- **WHAT IS REQUIRED**: Please transcribe the data below exactly. Leave the pictures out.

- **DATA**:
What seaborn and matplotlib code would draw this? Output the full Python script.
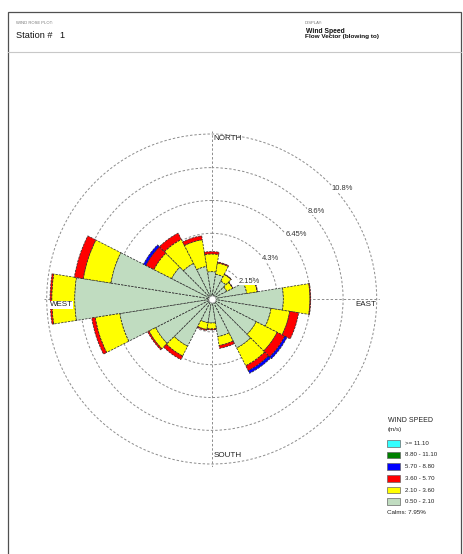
import numpy as np
import matplotlib
matplotlib.use("Agg")
import matplotlib.pyplot as plt
from matplotlib.patches import Rectangle
from matplotlib.lines import Line2D
import seaborn as sns

# ---- data -------------------------------------------------------------
# sector centres (flow vector, degrees clockwise from north), 20 sectors of 18 deg
directions = list(range(0, 360, 18))

# frequency (%) per wind speed class and sector
freq_050_210 = [1.79, 1.64, 1.31, 1.11, 2.32, 4.69, 3.93, 3.27, 3.60, 2.49,
                1.57, 1.57, 3.47, 4.12, 6.09, 8.97, 6.68, 2.95, 2.62, 2.16]
freq_210_360 = [1.16, 0.75, 0.49, 0.43, 0.69, 1.74, 1.24, 1.54, 1.31, 0.59,
                0.39, 0.45, 0.72, 0.49, 1.63, 1.50, 1.83, 1.30, 1.76, 1.77]
freq_360_570 = [0.15, 0.06, 0.03, 0.03, 0.03, 0.05, 0.59, 0.56, 0.36, 0.19,
                0.06, 0.07, 0.26, 0.10, 0.23, 0.11, 0.59, 0.59, 0.46, 0.26]
freq_570_880 = [0.00, 0.00, 0.00, 0.00, 0.00, 0.00, 0.00, 0.16, 0.19, 0.00,
                0.00, 0.00, 0.00, 0.00, 0.00, 0.00, 0.00, 0.17, 0.00, 0.00]
freq_880_1110 = [0.0] * 20
freq_ge_1110 = [0.0] * 20

speed_labels = ["0.50 - 2.10", "2.10 - 3.60", "3.60 - 5.70",
                "5.70 - 8.80", "8.80 - 11.10", ">= 11.10"]
speed_colors = ["#C0DCC0", "#FFFF00", "#FF0000", "#0000FF", "#008000", "#33FFFF"]

ring_values = [2.15, 4.3, 6.45, 8.6, 10.8]
ring_labels = ["2.15%", "4.3%", "6.45%", "8.6%", "10.8%"]
calms_pct = 7.95

# ---- style ------------------------------------------------------------
sns.set_theme(style="white")
plt.rcParams["font.family"] = ["Liberation Sans", "DejaVu Sans"]

W, H = 464, 554
fig = plt.figure(figsize=(W / 100, H / 100), dpi=100)
fig.patch.set_facecolor("white")


def fx(x):
    return x / W


def fy(y):
    return 1 - y / H


# ---- page frame and header -------------------------------------------
fig.add_artist(Rectangle((fx(8.5), fy(560)), fx(461.5) - fx(8.5), fy(11.5) - fy(560),
                         transform=fig.transFigure, fill=False,
                         edgecolor="#505050", linewidth=0.9))
fig.add_artist(Line2D([fx(8.5), fx(461.5)], [fy(51.5), fy(51.5)],
                      transform=fig.transFigure, color="#c8c8c8", linewidth=0.8))

fig.text(fx(16.5), fy(23.3), "WIND ROSE PLOT:", fontsize=3.0, color="#777777", va="center")
fig.text(fx(16.5), fy(35), "Station #   1", fontsize=6.6, color="#111111", va="center")
fig.text(fx(305), fy(23.3), "DISPLAY:", fontsize=3.0, color="#777777", va="center")
fig.text(fx(306.5), fy(31.3), "Wind Speed", fontsize=4.9, fontweight="bold",
         color="#111111", va="center")
fig.text(fx(305), fy(36.9), "Flow Vector (blowing to)", fontsize=4.6, fontweight="bold",
         color="#111111", va="center")

# ---- wind rose --------------------------------------------------------
cx, cy = 211.7, 299.0
r_max = 11.0
px_per_pct = 165.0 / 10.8
rad_px = r_max * px_per_pct
ax = fig.add_axes([fx(cx - rad_px), fy(cy + rad_px), 2 * rad_px / W, 2 * rad_px / H],
                  projection="polar")
ax.set_theta_zero_location("N")
ax.set_theta_direction(-1)
ax.set_ylim(0, r_max)
ax.set_facecolor("none")
ax.spines["polar"].set_visible(False)
ax.set_rgrids(ring_values, labels=[""] * len(ring_values))
ax.set_thetagrids([0, 90, 180, 270], labels=[""] * 4)
ax.grid(True, color="#8c8c8c", linestyle=(0, (2.5, 2)), linewidth=0.7)
ax.set_axisbelow(True)
ax.tick_params(pad=0)

theta = np.deg2rad(np.array(directions, dtype=float))
width = np.deg2rad(18)
classes = [freq_050_210, freq_210_360, freq_360_570,
           freq_570_880, freq_880_1110, freq_ge_1110]
bottom = np.zeros(len(directions))
for vals, col in zip(classes, speed_colors):
    h = np.array(vals, dtype=float)
    m = h > 0
    if m.any():
        ax.bar(theta[m], h[m], width=width, bottom=bottom[m], color=col,
               edgecolor="#303030", linewidth=0.55, linestyle=(0, (3, 1.5)),
               align="center", zorder=2)
    bottom = bottom + h

# calms circle at the centre
ax.scatter([0], [0], s=26, c="white", edgecolors="#9a9a9a", linewidths=0.5, zorder=5)

# compass labels
lab_kw = dict(fontsize=5.8, color="#222222", va="center", ha="left")
fig.text(fx(213.5), fy(138.5), "NORTH", **lab_kw)
fig.text(fx(213.5), fy(455.5), "SOUTH", **lab_kw)
fig.text(fx(355), fy(305), "EAST", **lab_kw)
fig.text(fx(49.5), fy(305), "WEST", bbox=dict(facecolor="white", edgecolor="none", pad=0.4),
         **lab_kw)

# ring labels
ring_pos = [(249, 281.5), (270, 258.5), (296, 235), (316.5, 211.5), (342.5, 188.5)]
for (px, py), txt in zip(ring_pos, ring_labels):
    fig.text(fx(px), fy(py), txt, fontsize=5.4, color="#333333", ha="center", va="center",
             bbox=dict(facecolor="white", edgecolor="none", pad=0.3), zorder=6)

# ---- legend -----------------------------------------------------------
fig.text(fx(388), fy(421), "WIND SPEED", fontsize=5.0, color="#222222", va="center")
fig.text(fx(388), fy(429.5), "(m/s)", fontsize=4.5, color="#222222", va="center")
row_y = [443.3, 455.0, 466.6, 478.3, 490.0, 501.6]
for y, lab, col in zip(row_y, speed_labels[::-1], speed_colors[::-1]):
    fig.add_artist(Rectangle((fx(386.7), fy(y + 3.4)), fx(400) - fx(386.7), fy(y - 3.4) - fy(y + 3.4),
                             transform=fig.transFigure, facecolor=col,
                             edgecolor="#666666", linewidth=0.5))
    fig.text(fx(405), fy(y), lab, fontsize=4.4, color="#222222", va="center")
fig.text(fx(386.7), fy(512.5), f"Calms: {calms_pct:.2f}%", fontsize=4.5,
         color="#222222", va="center")

fig.savefig("out.png", dpi=100, facecolor="white")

- **EXERCISE SOLUTION**:
What seaborn and matplotlib code would draw this? Output the full Python script.
import numpy as np
import matplotlib
matplotlib.use("Agg")
import matplotlib.pyplot as plt
from matplotlib.patches import Rectangle
from matplotlib.lines import Line2D
import seaborn as sns

# ---- data -------------------------------------------------------------
# sector centres (flow vector, degrees clockwise from north), 20 sectors of 18 deg
directions = list(range(0, 360, 18))

# frequency (%) per wind speed class and sector
freq_050_210 = [1.79, 1.64, 1.31, 1.11, 2.32, 4.69, 3.93, 3.27, 3.60, 2.49,
                1.57, 1.57, 3.47, 4.12, 6.09, 8.97, 6.68, 2.95, 2.62, 2.16]
freq_210_360 = [1.16, 0.75, 0.49, 0.43, 0.69, 1.74, 1.24, 1.54, 1.31, 0.59,
                0.39, 0.45, 0.72, 0.49, 1.63, 1.50, 1.83, 1.30, 1.76, 1.77]
freq_360_570 = [0.15, 0.06, 0.03, 0.03, 0.03, 0.05, 0.59, 0.56, 0.36, 0.19,
                0.06, 0.07, 0.26, 0.10, 0.23, 0.11, 0.59, 0.59, 0.46, 0.26]
freq_570_880 = [0.00, 0.00, 0.00, 0.00, 0.00, 0.00, 0.00, 0.16, 0.19, 0.00,
                0.00, 0.00, 0.00, 0.00, 0.00, 0.00, 0.00, 0.17, 0.00, 0.00]
freq_880_1110 = [0.0] * 20
freq_ge_1110 = [0.0] * 20

speed_labels = ["0.50 - 2.10", "2.10 - 3.60", "3.60 - 5.70",
                "5.70 - 8.80", "8.80 - 11.10", ">= 11.10"]
speed_colors = ["#C0DCC0", "#FFFF00", "#FF0000", "#0000FF", "#008000", "#33FFFF"]

ring_values = [2.15, 4.3, 6.45, 8.6, 10.8]
ring_labels = ["2.15%", "4.3%", "6.45%", "8.6%", "10.8%"]
calms_pct = 7.95

# ---- style ------------------------------------------------------------
sns.set_theme(style="white")
plt.rcParams["font.family"] = ["Liberation Sans", "DejaVu Sans"]

W, H = 464, 554
fig = plt.figure(figsize=(W / 100, H / 100), dpi=100)
fig.patch.set_facecolor("white")


def fx(x):
    return x / W


def fy(y):
    return 1 - y / H


# ---- page frame and header -------------------------------------------
fig.add_artist(Rectangle((fx(8.5), fy(560)), fx(461.5) - fx(8.5), fy(11.5) - fy(560),
                         transform=fig.transFigure, fill=False,
                         edgecolor="#505050", linewidth=0.9))
fig.add_artist(Line2D([fx(8.5), fx(461.5)], [fy(51.5), fy(51.5)],
                      transform=fig.transFigure, color="#c8c8c8", linewidth=0.8))

fig.text(fx(16.5), fy(23.3), "WIND ROSE PLOT:", fontsize=3.0, color="#777777", va="center")
fig.text(fx(16.5), fy(35), "Station #   1", fontsize=6.6, color="#111111", va="center")
fig.text(fx(305), fy(23.3), "DISPLAY:", fontsize=3.0, color="#777777", va="center")
fig.text(fx(306.5), fy(31.3), "Wind Speed", fontsize=4.9, fontweight="bold",
         color="#111111", va="center")
fig.text(fx(305), fy(36.9), "Flow Vector (blowing to)", fontsize=4.6, fontweight="bold",
         color="#111111", va="center")

# ---- wind rose --------------------------------------------------------
cx, cy = 211.7, 299.0
r_max = 11.0
px_per_pct = 165.0 / 10.8
rad_px = r_max * px_per_pct
ax = fig.add_axes([fx(cx - rad_px), fy(cy + rad_px), 2 * rad_px / W, 2 * rad_px / H],
                  projection="polar")
ax.set_theta_zero_location("N")
ax.set_theta_direction(-1)
ax.set_ylim(0, r_max)
ax.set_facecolor("none")
ax.spines["polar"].set_visible(False)
ax.set_rgrids(ring_values, labels=[""] * len(ring_values))
ax.set_thetagrids([0, 90, 180, 270], labels=[""] * 4)
ax.grid(True, color="#8c8c8c", linestyle=(0, (2.5, 2)), linewidth=0.7)
ax.set_axisbelow(True)
ax.tick_params(pad=0)

theta = np.deg2rad(np.array(directions, dtype=float))
width = np.deg2rad(18)
classes = [freq_050_210, freq_210_360, freq_360_570,
           freq_570_880, freq_880_1110, freq_ge_1110]
bottom = np.zeros(len(directions))
for vals, col in zip(classes, speed_colors):
    h = np.array(vals, dtype=float)
    m = h > 0
    if m.any():
        ax.bar(theta[m], h[m], width=width, bottom=bottom[m], color=col,
               edgecolor="#303030", linewidth=0.55, linestyle=(0, (3, 1.5)),
               align="center", zorder=2)
    bottom = bottom + h

# calms circle at the centre
ax.scatter([0], [0], s=26, c="white", edgecolors="#9a9a9a", linewidths=0.5, zorder=5)

# compass labels
lab_kw = dict(fontsize=5.8, color="#222222", va="center", ha="left")
fig.text(fx(213.5), fy(138.5), "NORTH", **lab_kw)
fig.text(fx(213.5), fy(455.5), "SOUTH", **lab_kw)
fig.text(fx(355), fy(305), "EAST", **lab_kw)
fig.text(fx(49.5), fy(305), "WEST", bbox=dict(facecolor="white", edgecolor="none", pad=0.4),
         **lab_kw)

# ring labels
ring_pos = [(249, 281.5), (270, 258.5), (296, 235), (316.5, 211.5), (342.5, 188.5)]
for (px, py), txt in zip(ring_pos, ring_labels):
    fig.text(fx(px), fy(py), txt, fontsize=5.4, color="#333333", ha="center", va="center",
             bbox=dict(facecolor="white", edgecolor="none", pad=0.3), zorder=6)

# ---- legend -----------------------------------------------------------
fig.text(fx(388), fy(421), "WIND SPEED", fontsize=5.0, color="#222222", va="center")
fig.text(fx(388), fy(429.5), "(m/s)", fontsize=4.5, color="#222222", va="center")
row_y = [443.3, 455.0, 466.6, 478.3, 490.0, 501.6]
for y, lab, col in zip(row_y, speed_labels[::-1], speed_colors[::-1]):
    fig.add_artist(Rectangle((fx(386.7), fy(y + 3.4)), fx(400) - fx(386.7), fy(y - 3.4) - fy(y + 3.4),
                             transform=fig.transFigure, facecolor=col,
                             edgecolor="#666666", linewidth=0.5))
    fig.text(fx(405), fy(y), lab, fontsize=4.4, color="#222222", va="center")
fig.text(fx(386.7), fy(512.5), f"Calms: {calms_pct:.2f}%", fontsize=4.5,
         color="#222222", va="center")

fig.savefig("out.png", dpi=100, facecolor="white")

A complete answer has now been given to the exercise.